_Prompt_.
The material below includes pictures; leave them out and return only the lines between the line containing "Rebuild this chart" and the line containing "const tableVals = ['9%', '2024ー2036", inclusive, word for word.

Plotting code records
^^^^^^^^
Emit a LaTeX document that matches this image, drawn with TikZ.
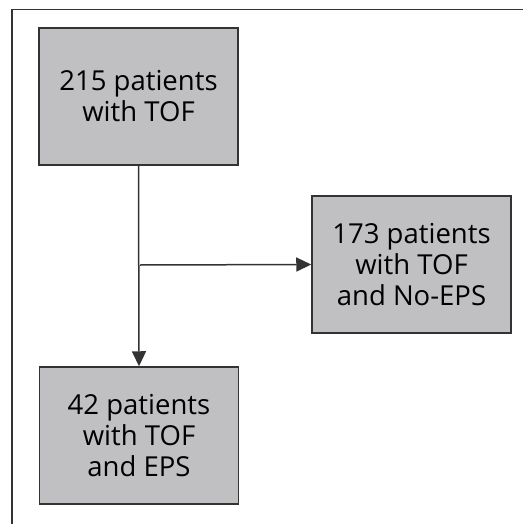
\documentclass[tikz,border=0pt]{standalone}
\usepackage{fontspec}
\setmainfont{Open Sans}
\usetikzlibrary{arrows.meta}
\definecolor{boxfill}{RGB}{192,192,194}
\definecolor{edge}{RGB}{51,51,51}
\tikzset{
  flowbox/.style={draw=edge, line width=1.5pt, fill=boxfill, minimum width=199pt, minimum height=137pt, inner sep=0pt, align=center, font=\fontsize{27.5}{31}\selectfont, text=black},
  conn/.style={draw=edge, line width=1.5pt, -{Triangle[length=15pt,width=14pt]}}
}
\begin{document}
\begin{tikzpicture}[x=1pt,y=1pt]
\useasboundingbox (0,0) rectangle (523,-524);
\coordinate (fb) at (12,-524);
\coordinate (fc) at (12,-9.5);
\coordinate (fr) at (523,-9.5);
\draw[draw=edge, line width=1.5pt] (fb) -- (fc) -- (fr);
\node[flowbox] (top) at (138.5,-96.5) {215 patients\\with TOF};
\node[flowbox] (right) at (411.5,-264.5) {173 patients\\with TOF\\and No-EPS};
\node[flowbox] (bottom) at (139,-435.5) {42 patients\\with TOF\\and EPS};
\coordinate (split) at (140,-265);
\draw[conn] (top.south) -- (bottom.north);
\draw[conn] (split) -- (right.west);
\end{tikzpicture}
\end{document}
^^^^^^^^
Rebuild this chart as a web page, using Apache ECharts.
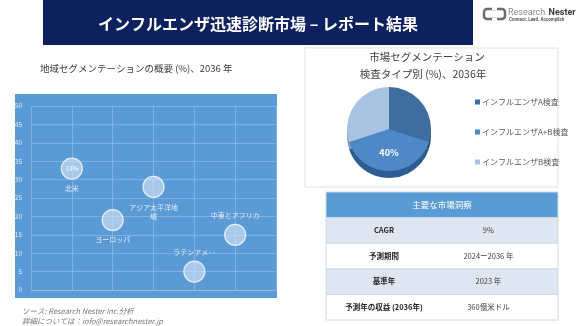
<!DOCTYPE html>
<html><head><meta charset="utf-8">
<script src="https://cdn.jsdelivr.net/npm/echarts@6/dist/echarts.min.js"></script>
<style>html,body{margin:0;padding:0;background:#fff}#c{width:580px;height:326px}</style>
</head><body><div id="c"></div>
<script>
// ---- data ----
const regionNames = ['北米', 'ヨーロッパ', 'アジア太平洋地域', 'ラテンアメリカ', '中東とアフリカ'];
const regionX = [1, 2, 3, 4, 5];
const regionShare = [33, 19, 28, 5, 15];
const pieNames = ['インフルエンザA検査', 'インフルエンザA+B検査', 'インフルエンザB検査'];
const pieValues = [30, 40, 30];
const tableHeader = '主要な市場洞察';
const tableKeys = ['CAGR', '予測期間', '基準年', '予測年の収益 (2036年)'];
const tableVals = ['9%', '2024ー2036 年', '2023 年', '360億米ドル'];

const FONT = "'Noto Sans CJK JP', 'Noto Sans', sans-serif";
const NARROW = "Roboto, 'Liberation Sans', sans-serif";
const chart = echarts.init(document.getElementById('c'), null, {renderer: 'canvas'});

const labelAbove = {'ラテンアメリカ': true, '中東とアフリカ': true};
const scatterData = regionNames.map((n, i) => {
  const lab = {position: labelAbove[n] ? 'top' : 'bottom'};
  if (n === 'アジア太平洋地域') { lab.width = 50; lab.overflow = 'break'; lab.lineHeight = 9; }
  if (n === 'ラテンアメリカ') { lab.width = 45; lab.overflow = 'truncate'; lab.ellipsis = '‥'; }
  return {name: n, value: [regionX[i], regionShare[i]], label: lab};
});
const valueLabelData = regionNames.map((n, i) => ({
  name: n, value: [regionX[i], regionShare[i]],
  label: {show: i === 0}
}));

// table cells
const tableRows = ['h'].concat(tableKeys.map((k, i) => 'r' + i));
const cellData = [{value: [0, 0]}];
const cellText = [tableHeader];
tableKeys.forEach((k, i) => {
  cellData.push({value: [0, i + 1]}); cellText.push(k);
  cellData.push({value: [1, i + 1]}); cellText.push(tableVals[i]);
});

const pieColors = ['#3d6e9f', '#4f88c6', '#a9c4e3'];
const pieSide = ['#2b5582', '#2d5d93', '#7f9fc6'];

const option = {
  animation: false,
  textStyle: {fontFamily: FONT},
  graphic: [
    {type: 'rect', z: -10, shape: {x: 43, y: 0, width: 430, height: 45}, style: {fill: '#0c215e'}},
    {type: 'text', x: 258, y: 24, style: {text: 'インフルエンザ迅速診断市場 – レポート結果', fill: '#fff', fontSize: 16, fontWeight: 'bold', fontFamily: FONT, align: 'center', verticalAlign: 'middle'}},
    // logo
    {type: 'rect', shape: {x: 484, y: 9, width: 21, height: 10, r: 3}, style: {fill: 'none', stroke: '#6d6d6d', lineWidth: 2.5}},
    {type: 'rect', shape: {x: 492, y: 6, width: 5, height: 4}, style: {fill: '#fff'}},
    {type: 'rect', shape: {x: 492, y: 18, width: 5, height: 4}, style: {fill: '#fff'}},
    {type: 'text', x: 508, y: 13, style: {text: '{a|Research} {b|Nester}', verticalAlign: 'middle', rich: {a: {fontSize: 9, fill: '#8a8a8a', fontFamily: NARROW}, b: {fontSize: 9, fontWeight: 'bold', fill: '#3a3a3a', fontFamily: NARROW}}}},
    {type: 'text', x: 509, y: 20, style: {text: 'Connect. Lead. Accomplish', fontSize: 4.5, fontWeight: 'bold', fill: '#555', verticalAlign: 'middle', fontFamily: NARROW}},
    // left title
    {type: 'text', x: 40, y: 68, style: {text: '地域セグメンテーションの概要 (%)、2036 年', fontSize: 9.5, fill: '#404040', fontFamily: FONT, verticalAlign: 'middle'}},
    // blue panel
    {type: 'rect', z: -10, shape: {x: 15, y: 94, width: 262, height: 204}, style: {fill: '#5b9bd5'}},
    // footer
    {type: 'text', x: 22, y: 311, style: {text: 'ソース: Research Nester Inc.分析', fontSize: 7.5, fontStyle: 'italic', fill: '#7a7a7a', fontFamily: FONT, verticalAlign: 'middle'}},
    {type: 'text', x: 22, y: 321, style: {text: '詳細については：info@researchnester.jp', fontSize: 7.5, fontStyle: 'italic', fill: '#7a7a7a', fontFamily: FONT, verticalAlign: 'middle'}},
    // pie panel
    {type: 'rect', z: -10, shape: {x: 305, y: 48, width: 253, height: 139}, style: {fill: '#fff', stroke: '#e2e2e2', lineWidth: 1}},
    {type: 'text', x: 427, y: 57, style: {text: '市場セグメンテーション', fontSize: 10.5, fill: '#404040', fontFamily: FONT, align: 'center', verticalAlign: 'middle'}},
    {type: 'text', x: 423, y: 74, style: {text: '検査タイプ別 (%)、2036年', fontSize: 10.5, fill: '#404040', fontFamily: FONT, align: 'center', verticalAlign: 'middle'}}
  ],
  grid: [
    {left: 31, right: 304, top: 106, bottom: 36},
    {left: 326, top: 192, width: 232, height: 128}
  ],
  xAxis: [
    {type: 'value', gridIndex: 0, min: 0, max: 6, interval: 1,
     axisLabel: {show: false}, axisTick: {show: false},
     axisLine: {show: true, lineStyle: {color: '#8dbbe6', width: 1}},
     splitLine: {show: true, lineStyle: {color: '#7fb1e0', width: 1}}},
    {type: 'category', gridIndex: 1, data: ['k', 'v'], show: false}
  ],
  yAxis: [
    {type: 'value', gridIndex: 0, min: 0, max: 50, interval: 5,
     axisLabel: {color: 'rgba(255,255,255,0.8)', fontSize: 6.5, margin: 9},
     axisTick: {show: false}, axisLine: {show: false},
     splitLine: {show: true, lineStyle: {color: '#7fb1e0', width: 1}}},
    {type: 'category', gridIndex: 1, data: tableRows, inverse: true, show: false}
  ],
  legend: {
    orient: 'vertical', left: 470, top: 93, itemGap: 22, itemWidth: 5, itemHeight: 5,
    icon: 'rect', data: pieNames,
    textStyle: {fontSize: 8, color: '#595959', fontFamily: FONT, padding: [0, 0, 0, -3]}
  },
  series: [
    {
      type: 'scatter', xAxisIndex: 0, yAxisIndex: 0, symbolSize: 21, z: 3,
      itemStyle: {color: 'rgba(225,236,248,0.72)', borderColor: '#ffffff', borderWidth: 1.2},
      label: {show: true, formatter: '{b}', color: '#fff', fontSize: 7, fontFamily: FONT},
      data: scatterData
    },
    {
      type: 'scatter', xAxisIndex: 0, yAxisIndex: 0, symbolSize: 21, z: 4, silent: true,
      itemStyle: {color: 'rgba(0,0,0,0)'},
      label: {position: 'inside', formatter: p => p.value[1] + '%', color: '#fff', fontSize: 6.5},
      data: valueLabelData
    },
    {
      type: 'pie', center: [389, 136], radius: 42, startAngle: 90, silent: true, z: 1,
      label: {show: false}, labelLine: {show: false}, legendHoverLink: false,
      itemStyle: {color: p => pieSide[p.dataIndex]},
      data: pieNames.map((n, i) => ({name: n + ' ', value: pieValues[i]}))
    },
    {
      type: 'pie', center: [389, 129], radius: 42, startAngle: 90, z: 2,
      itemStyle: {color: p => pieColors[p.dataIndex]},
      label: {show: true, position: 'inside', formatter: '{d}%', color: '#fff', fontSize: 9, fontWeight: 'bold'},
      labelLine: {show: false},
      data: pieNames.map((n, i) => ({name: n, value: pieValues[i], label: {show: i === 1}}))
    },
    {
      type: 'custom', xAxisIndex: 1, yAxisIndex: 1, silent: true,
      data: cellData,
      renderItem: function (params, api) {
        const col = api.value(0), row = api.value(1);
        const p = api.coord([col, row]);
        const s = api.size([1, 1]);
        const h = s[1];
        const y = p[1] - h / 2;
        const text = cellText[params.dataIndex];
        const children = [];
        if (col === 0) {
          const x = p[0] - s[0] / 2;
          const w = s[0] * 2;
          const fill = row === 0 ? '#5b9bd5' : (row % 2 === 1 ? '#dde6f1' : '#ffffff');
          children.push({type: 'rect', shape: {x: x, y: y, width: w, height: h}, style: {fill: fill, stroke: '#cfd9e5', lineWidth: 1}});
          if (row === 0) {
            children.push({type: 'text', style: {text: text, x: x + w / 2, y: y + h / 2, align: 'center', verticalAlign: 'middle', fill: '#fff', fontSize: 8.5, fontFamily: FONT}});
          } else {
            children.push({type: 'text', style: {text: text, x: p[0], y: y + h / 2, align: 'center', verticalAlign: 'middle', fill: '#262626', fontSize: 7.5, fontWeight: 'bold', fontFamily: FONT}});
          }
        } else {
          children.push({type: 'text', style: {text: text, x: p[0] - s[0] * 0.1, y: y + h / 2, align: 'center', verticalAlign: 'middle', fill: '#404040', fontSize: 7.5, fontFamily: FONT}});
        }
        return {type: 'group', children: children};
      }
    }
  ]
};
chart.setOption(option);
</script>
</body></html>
^^^^^^^^
_Finished answer_.
Rebuild this chart as a web page, using Apache ECharts.
<!DOCTYPE html>
<html><head><meta charset="utf-8">
<script src="https://cdn.jsdelivr.net/npm/echarts@6/dist/echarts.min.js"></script>
<style>html,body{margin:0;padding:0;background:#fff}#c{width:580px;height:326px}</style>
</head><body><div id="c"></div>
<script>
// ---- data ----
const regionNames = ['北米', 'ヨーロッパ', 'アジア太平洋地域', 'ラテンアメリカ', '中東とアフリカ'];
const regionX = [1, 2, 3, 4, 5];
const regionShare = [33, 19, 28, 5, 15];
const pieNames = ['インフルエンザA検査', 'インフルエンザA+B検査', 'インフルエンザB検査'];
const pieValues = [30, 40, 30];
const tableHeader = '主要な市場洞察';
const tableKeys = ['CAGR', '予測期間', '基準年', '予測年の収益 (2036年)'];
const tableVals = ['9%', '2024ー2036 年', '2023 年', '360億米ドル'];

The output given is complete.